Opposition in UK Law

Leading Cases
  • Special Effects Ltd v L'Oréal SA
    • Court of Appeal (Civil Division)
    • 12 Jan 2007

    Issues certainly arose, but it seems to us that to describe the applicant for registration as having a cause of action for registration would be an inappropriate and artificial use of language. The same is true of the opponent, who does not, it seems to us, have a cause of action at that stage for preventing the registration applied for. We do not consider that cause of action estoppel can apply in the present circumstances.

    It seems to us that the co-existence of the provisions for opposition and for a declaration of invalidity has the result that opposition proceedings are inherently not final. They exist at the first stage of the process, before registration.

    It seems to us that it is also relevant to consider what is at stake at each stage.

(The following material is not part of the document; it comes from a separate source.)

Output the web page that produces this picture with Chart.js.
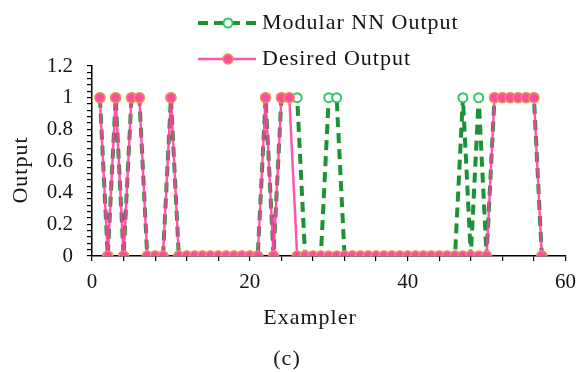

In opposition proceedings in the Registry, the consequence of failure for the opponent (leaving aside the abuse of process argument) is that the trade mark will be registered, though subject to the possibility of a later declaration of invalidity under section 47, at the suit either of the opponent or of some other party.

    We could imagine the possibility that, if issues had been fought in that way in the Registry on an opposition, it might then be properly regarded as an abuse to fight the same issues again in court.

  • Special Effects Ltd v L'Oréal SA
    • Chancery Division
    • 17 Mar 2006

    What must be ascertained is whether there is a sufficient degree of identity between the First Defendant and the Second Defendant to make it just that the decision in the opposition proceedings should be binding on the Second Defendant in these proceedings. The Second Defendant could have been joined as a party to the opposition proceedings. In my view, prima facie, each company in a group is to be regarded as the privy of every other company in the group unless it demonstrates the contrary.

  • South Cone Inc. v Bessant and Others (t/a Reef)
    • Court of Appeal (Civil Division)
    • 28 May 2002

    Hearing officers are usually very experienced in the practicalities of trade mark registration but are not normally qualified lawyers. Under sections 69 and 78 of the 1994 Act and the Trade Mark Rules 2000 ( SI 2000/136) evidence in opposition proceedings is given by affidavit or statutory declaration. Orders for cross-examination of deponents are permissible but have been rare in the past (although counsel suggested that there may be a trend towards their becoming rather less rare).

    It is not suggested that he was not experienced in this field, and there is nothing in the Civil Procedure Rules to diminish the degree of respect which has traditionally been shown to a hearing officer's specialised experience. In such circumstances an appellate court should in my view show a real reluctance, but not the very highest degree of reluctance, to interfere in the absence of a distinct and material error of principle.